*Your instructions*. Each line below must be set down exactly; omit any image you find.

-- Begin Collected material --

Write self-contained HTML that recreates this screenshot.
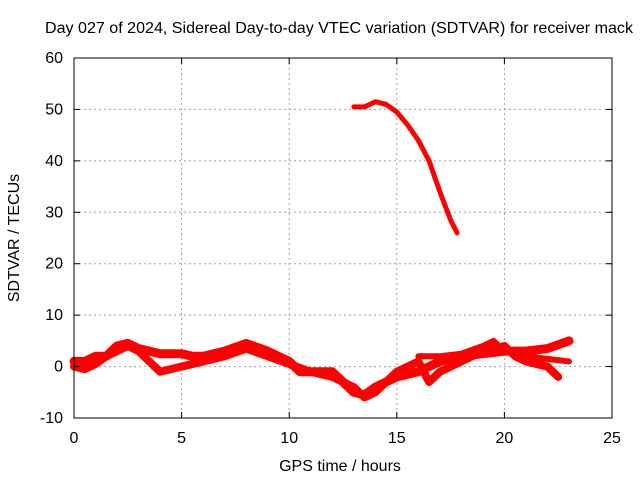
<!DOCTYPE html>
<html><head><meta charset="utf-8"><style>
body{margin:0;background:#fff}
svg{display:block;font-family:"Liberation Sans",sans-serif;font-size:16px}
</style></head><body>
<svg id="chart" width="640" height="480">
<text x="339" y="33" text-anchor="middle" textLength="588" lengthAdjust="spacingAndGlyphs">Day 027 of 2024, Sidereal Day-to-day VTEC variation (SDTVAR) for receiver mack</text>
<g id="grid"></g>
<g id="series"></g>
<rect x="74" y="58" width="538" height="360" fill="none" stroke="#000"/>
<g id="ticks"></g>
<text x="340" y="471" text-anchor="middle">GPS time / hours</text>
<text transform="translate(19,238) rotate(-90)" text-anchor="middle">SDTVAR / TECUs</text>
</svg>
<script>
const xTicks=[0,5,10,15,20,25];
const yTicks=[-10,0,10,20,30,40,50,60];
const trackAx=[0,0.5,1,1.5,2,2.5,3,3.5,4,5,5.5,6,7,8,9,10,10.5,11,12,12.5,13,13.5,14,14.5,15,16,17,18,19,20,21,22,23];
const trackAy=[1,1,2,2,4,4.5,3.5,3,2.5,2.5,2,2,3,4.5,3,1,-1,-1,-1,-3,-5,-5.5,-4,-3,-2,-1,1,2,2.5,3,3,3.5,5];
const trackBx=[0,0.5,1,1.5,2,2.5,3,4,5,6,7,8,9,10,11,12,13,13.5,14,15,16,16.5,17,18,19,20,20.5,21,22,22.5];
const trackBy=[0,-0.5,0.5,2,3,4,3,-1,0,1,2,3.5,2,0.5,-1,-2,-4,-6,-5,-1,1,-3,-1,1,3,4,2,1,0,-2];
const trackCx=[16,17,18,19,19.5,20,21,22,23];
const trackCy=[2,2,2.5,4,5,3,2,1.5,1];
const topX=[13,13.5,14,14.5,15,15.5,16,16.5,17,17.5,17.8];
const topY=[50.5,50.5,51.5,51,49.5,47,44,40,34,28.5,26];
const X=v=>74+v*538/25, Y=v=>418-(v+10)*360/70;
const NS="http://www.w3.org/2000/svg";
function mk(t,a,p){const e=document.createElementNS(NS,t);for(const k in a)e.setAttribute(k,a[k]);p.appendChild(e);return e;}
const grid=document.getElementById('grid'),ticks=document.getElementById('ticks'),series=document.getElementById('series');
xTicks.forEach(v=>{
 if(v>0&&v<25){const l=mk('line',{x1:X(v),x2:X(v),y1:58,y2:418,stroke:'#a0a0a0','stroke-dasharray':'2,3'},grid);}
 const t=mk('text',{x:X(v),y:443,'text-anchor':'middle'},ticks);t.textContent=v;
 
 mk('line',{x1:X(v),x2:X(v),y1:418,y2:412,stroke:'#000'},ticks);mk('line',{x1:X(v),x2:X(v),y1:58,y2:64,stroke:'#000'},ticks);
});
yTicks.forEach(v=>{
 if(v>-10&&v<60){const l=mk('line',{x1:74,x2:612,y1:Y(v),y2:Y(v),stroke:'#a0a0a0','stroke-dasharray':'2,3'},grid);}
 const t=mk('text',{x:63,y:Y(v)+5,'text-anchor':'end'},ticks);t.textContent=v;
 
 mk('line',{x1:74,x2:80,y1:Y(v),y2:Y(v),stroke:'#000'},ticks);mk('line',{x1:612,x2:606,y1:Y(v),y2:Y(v),stroke:'#000'},ticks);
});
function track(xs,ys,w,name){
 const p=mk('polyline',{points:xs.map((x,i)=>X(x)+','+Y(ys[i])).join(' '),fill:'none',stroke:'#f00','stroke-width':w,'stroke-linejoin':'round','stroke-linecap':'round'},series);
 
}
track(trackAx,trackAy,9,'series-track-a');
track(trackBx,trackBy,8,'series-track-b');
track(trackCx,trackCy,6,'series-track-c');
track(topX,topY,5,'series-track-top');
</script>
</body></html>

-- End Collected material --

*Solution below*.
Write self-contained HTML that recreates this screenshot.
<!DOCTYPE html>
<html><head><meta charset="utf-8"><style>
body{margin:0;background:#fff}
svg{display:block;font-family:"Liberation Sans",sans-serif;font-size:16px}
</style></head><body>
<svg id="chart" width="640" height="480">
<text x="339" y="33" text-anchor="middle" textLength="588" lengthAdjust="spacingAndGlyphs">Day 027 of 2024, Sidereal Day-to-day VTEC variation (SDTVAR) for receiver mack</text>
<g id="grid"></g>
<g id="series"></g>
<rect x="74" y="58" width="538" height="360" fill="none" stroke="#000"/>
<g id="ticks"></g>
<text x="340" y="471" text-anchor="middle">GPS time / hours</text>
<text transform="translate(19,238) rotate(-90)" text-anchor="middle">SDTVAR / TECUs</text>
</svg>
<script>
const xTicks=[0,5,10,15,20,25];
const yTicks=[-10,0,10,20,30,40,50,60];
const trackAx=[0,0.5,1,1.5,2,2.5,3,3.5,4,5,5.5,6,7,8,9,10,10.5,11,12,12.5,13,13.5,14,14.5,15,16,17,18,19,20,21,22,23];
const trackAy=[1,1,2,2,4,4.5,3.5,3,2.5,2.5,2,2,3,4.5,3,1,-1,-1,-1,-3,-5,-5.5,-4,-3,-2,-1,1,2,2.5,3,3,3.5,5];
const trackBx=[0,0.5,1,1.5,2,2.5,3,4,5,6,7,8,9,10,11,12,13,13.5,14,15,16,16.5,17,18,19,20,20.5,21,22,22.5];
const trackBy=[0,-0.5,0.5,2,3,4,3,-1,0,1,2,3.5,2,0.5,-1,-2,-4,-6,-5,-1,1,-3,-1,1,3,4,2,1,0,-2];
const trackCx=[16,17,18,19,19.5,20,21,22,23];
const trackCy=[2,2,2.5,4,5,3,2,1.5,1];
const topX=[13,13.5,14,14.5,15,15.5,16,16.5,17,17.5,17.8];
const topY=[50.5,50.5,51.5,51,49.5,47,44,40,34,28.5,26];
const X=v=>74+v*538/25, Y=v=>418-(v+10)*360/70;
const NS="http://www.w3.org/2000/svg";
function mk(t,a,p){const e=document.createElementNS(NS,t);for(const k in a)e.setAttribute(k,a[k]);p.appendChild(e);return e;}
const grid=document.getElementById('grid'),ticks=document.getElementById('ticks'),series=document.getElementById('series');
xTicks.forEach(v=>{
 if(v>0&&v<25){const l=mk('line',{x1:X(v),x2:X(v),y1:58,y2:418,stroke:'#a0a0a0','stroke-dasharray':'2,3'},grid);}
 const t=mk('text',{x:X(v),y:443,'text-anchor':'middle'},ticks);t.textContent=v;
 
 mk('line',{x1:X(v),x2:X(v),y1:418,y2:412,stroke:'#000'},ticks);mk('line',{x1:X(v),x2:X(v),y1:58,y2:64,stroke:'#000'},ticks);
});
yTicks.forEach(v=>{
 if(v>-10&&v<60){const l=mk('line',{x1:74,x2:612,y1:Y(v),y2:Y(v),stroke:'#a0a0a0','stroke-dasharray':'2,3'},grid);}
 const t=mk('text',{x:63,y:Y(v)+5,'text-anchor':'end'},ticks);t.textContent=v;
 
 mk('line',{x1:74,x2:80,y1:Y(v),y2:Y(v),stroke:'#000'},ticks);mk('line',{x1:612,x2:606,y1:Y(v),y2:Y(v),stroke:'#000'},ticks);
});
function track(xs,ys,w,name){
 const p=mk('polyline',{points:xs.map((x,i)=>X(x)+','+Y(ys[i])).join(' '),fill:'none',stroke:'#f00','stroke-width':w,'stroke-linejoin':'round','stroke-linecap':'round'},series);
 
}
track(trackAx,trackAy,9,'series-track-a');
track(trackBx,trackBy,8,'series-track-b');
track(trackCx,trackCy,6,'series-track-c');
track(topX,topY,5,'series-track-top');
</script>
</body></html>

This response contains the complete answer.